The 73-year-old, who was the first woman in the Jamaica Constabulary Force's motorcycle traffic unit, said she had no choice but to use a wheelchair to get around at the airport as she was advised by her doctor not to lift or carry anything weighing more than 10 pounds.

"I am wondering what type of value they are putting on those of us who pay our money to be assisted. To this moment, I am still baffled that we can come out with something like that to put other human beings in… as a matter of fact, if they need transportation to take them to the Riverton City dump I will hire something to take it there. It is shameful," she bemoaned.

"I am embarrassed, I am ashamed and I want to remind us as Jamaicans and whoever else does business with us that the less fortunate — those of us who have challenges — they can make a special effort to make us feel special, because, for me, I worked for 40 years and almost four months as a police officer and I made it a point of my duty to be courteous, to be kind and to treat everybody like a human being," she said.

However, while admitting that there are some wheelchairs that have deteriorated, Bowla insisted that not all of them are in the condition described.
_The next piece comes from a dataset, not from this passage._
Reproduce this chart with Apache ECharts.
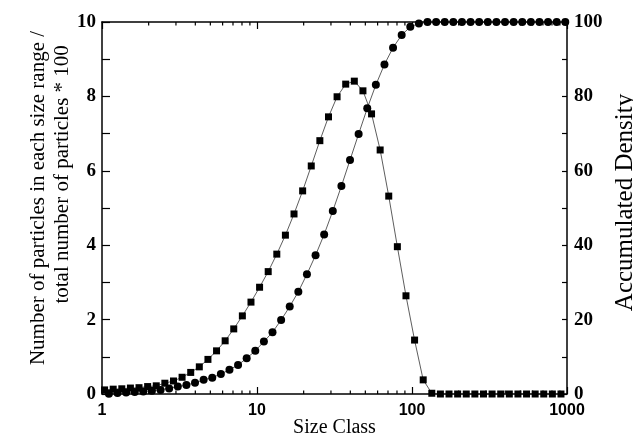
<!DOCTYPE html>
<html>
<head>
<meta charset="utf-8">
<script src="https://cdn.jsdelivr.net/npm/echarts@6/dist/echarts.min.js"></script>
<style>html,body{margin:0;padding:0;background:#fff}#c{width:633px;height:441px}</style>
</head>
<body>
<div id="c"></div>
<script>
// Size class positions
const sizeSquares = [1.039,1.181,1.342,1.525,1.733,1.970,2.239,2.544,2.892,3.286,3.735,4.245,4.825,5.483,6.231,7.079,8.046,9.144,10.39,11.81,13.42,15.25,17.33,19.70,22.39,25.44,28.92,32.86,37.35,42.45,48.25,54.83,62.31,70.79,80.46,91.44,103.9,118.1,134.2,152.5,173.3,197.0,223.9,254.4,289.2,328.6,373.5,424.5,482.5,548.3,623.1,707.9,804.6,914.4];
const sizeCircles = [1.108,1.259,1.431,1.626,1.848,2.100,2.387,2.712,3.083,3.504,3.982,4.526,5.144,5.846,6.643,7.547,8.578,9.748,11.08,12.59,14.31,16.26,18.48,21.00,23.87,27.12,30.83,35.04,39.82,45.26,51.44,58.46,66.43,75.47,85.78,97.48,110.8,125.9,143.1,162.6,184.8,210.0,238.7,271.2,308.3,350.4,398.2,452.6,514.4,584.6,664.3,754.7,857.8,974.8];
// Number of particles in each size range / total * 100
const percentValues = [0.11,0.13,0.14,0.16,0.17,0.20,0.22,0.29,0.35,0.45,0.58,0.73,0.93,1.16,1.43,1.75,2.10,2.47,2.87,3.29,3.76,4.27,4.84,5.46,6.13,6.81,7.45,7.99,8.33,8.41,8.15,7.53,6.56,5.32,3.96,2.64,1.45,0.38,0.02,0,0,0,0,0,0,0,0,0,0,0,0,0,0,0];
// Accumulated density
const accumValues = [0.1,0.25,0.4,0.55,0.7,0.9,1.1,1.5,2.0,2.4,3.0,3.8,4.4,5.4,6.5,7.8,9.6,11.6,14.1,16.6,19.9,23.5,27.5,32.2,37.3,42.9,49.2,55.9,62.9,69.9,76.8,83.1,88.6,93.1,96.5,98.7,99.6,100,100,100,100,100,100,100,100,100,100,100,100,100,100,100,100,100];
// log axis minor tick values
const minorTickValues = [2,3,4,5,6,7,8,9,20,30,40,50,60,70,80,90,200,300,400,500,600,700,800,900];
const xTickLabels = ['1','10','100','1000'];

const chart = echarts.init(document.getElementById('c'), null, {renderer:'canvas'});
const serif = 'Liberation Serif, Times New Roman, serif';
const sans = 'Liberation Sans, Arial, sans-serif';
const axisLine = {show:true, onZero:false, lineStyle:{color:'#000', width:1.5}};

function minorTicks(xIdx, yVal, dir){
  return {
    type:'custom', xAxisIndex:xIdx, yAxisIndex:0, clip:false, silent:true,
    data:minorTickValues.map(v=>[v, yVal]),
    renderItem:(params, api)=>{
      const p = api.coord([api.value(0), api.value(1)]);
      return {type:'line', shape:{x1:p[0], y1:p[1], x2:p[0], y2:p[1]+dir*3.5},
        style:{stroke:'#000', lineWidth:1.2}};
    }
  };
}

const option = {
  animation:false,
  backgroundColor:'#fff',
  grid:{left:102, right:66, top:22, bottom:47, containLabel:false, outerBoundsMode:'none'},
  xAxis:[{
    type:'log', logBase:10, min:1, max:1000, position:'bottom',
    axisLine:axisLine,
    axisTick:{show:true, inside:true, length:7, lineStyle:{color:'#000', width:1.2}},
    axisLabel:{show:true, margin:9, fontFamily:sans, fontWeight:'bold', fontSize:16, color:'#000',
      formatter:(v)=>{const i=Math.round(Math.log10(v)); return xTickLabels[i]!==undefined?xTickLabels[i]:'';}},
    splitLine:{show:false},
    name:'Size Class', nameLocation:'middle', nameGap:24, nameMoveOverlap:false,
    nameTextStyle:{fontFamily:serif, fontSize:20, color:'#000'}
  },{
    type:'log', logBase:10, min:1, max:1000, position:'top',
    axisLine:axisLine,
    axisTick:{show:true, inside:true, length:7, lineStyle:{color:'#000', width:1.2}},
    axisLabel:{show:false}, splitLine:{show:false}
  }],
  yAxis:[{
    type:'value', min:0, max:10, interval:2, position:'left',
    axisLine:axisLine,
    axisTick:{show:true, inside:true, length:8, lineStyle:{color:'#000', width:1.2}},
    minorTick:{show:true, splitNumber:2, length:8, lineStyle:{color:'#000', width:1.2}},
    axisLabel:{margin:6, fontFamily:serif, fontWeight:'bold', fontSize:19, color:'#000'},
    splitLine:{show:false},
    name:'Number of particles in each size range /\n         total number of particles * 100',
    nameLocation:'middle', nameGap:28, nameRotate:90, nameMoveOverlap:false,
    nameTextStyle:{fontFamily:serif, fontSize:21, color:'#000', lineHeight:24, padding:[0,0,0,20]}
  },{
    type:'value', min:0, max:100, interval:20, position:'right',
    axisLine:axisLine,
    axisTick:{show:true, inside:true, length:5, lineStyle:{color:'#000', width:1.2}},
    minorTick:{show:true, splitNumber:2, length:5, lineStyle:{color:'#000', width:1.2}},
    axisLabel:{margin:7, fontFamily:serif, fontWeight:'bold', fontSize:19, color:'#000'},
    splitLine:{show:false},
    name:'Accumulated Density', nameLocation:'middle', nameGap:41, nameRotate:90,
    nameTextStyle:{fontFamily:serif, fontSize:25, color:'#000', padding:[0,0,0,11]}
  }],
  series:[
    minorTicks(0, 0, -1),
    minorTicks(1, 10, 1),
  {
    name:'percent', type:'line', xAxisIndex:0, yAxisIndex:0,
    data:sizeSquares.map((x,i)=>[x, percentValues[i]]),
    symbol:'rect', symbolSize:7, showSymbol:true, showAllSymbol:true,
    lineStyle:{color:'#333', width:0.8},
    itemStyle:{color:'#000'}, z:3
  },{
    name:'accum', type:'line', xAxisIndex:0, yAxisIndex:1,
    data:sizeCircles.map((x,i)=>[x, accumValues[i]]),
    symbol:'circle', symbolSize:8, showSymbol:true, showAllSymbol:true,
    lineStyle:{color:'#333', width:0.8},
    itemStyle:{color:'#000'}, z:4
  }]
};
chart.setOption(option);
</script>
</body>
</html>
He said that the less presentable ones had to be pulled out of the pool by team members during periods when passenger numbers increased.

He insisted that passengers do not understand the rigours of the operations, noting that "it is not practical to have perfection all the way through".

"You are never going to have the perfect equipment that is going to be used every day with so many passengers… but it is always checked every day for safety purposes," he said.

"All chairs go through a check. The main thing is a quality check — a safety check for the braking system and to ensure that everything like that is ready for our special needs passengers; that goes beyond appearance. Yes, I do agree appearance can send a concerned signal too, but they go through all those checks," he said.

He noted that the new wheelchairs were purchased from abroad in early October, but the shipment had been delayed.

Bowla said that during the wait period, the dilapidated wheelchairs were pulled from the operations, "so the only deficiency that we may have — and it is something with the airline — is that there may be a wait for persons whenever they check in or arrive to make sure they are only using those newer ones".

He said that in the interim, the company had been renting wheelchairs from security companies and other handlers at the airport.

"We sometimes use each other's equipment to supplement where volumes are greater in either case," he said.

GCG Ground was established in 2009 to provide a full suite of ground handling services to airlines in the Caribbean and Latin America. It operates out of both the island's international airports. The company, which is headquartered in Florida, also has locations in the US Virgin Islands, Costa Rica, St Lucia, and Barbados.

According to its website, in addition to ramp handling and passenger services, GCG Ground furnishes customised solutions for its clients, handling everything from wheelchairs to baggage. It also boasts that the company is capable of servicing more than 33,000 flights per year.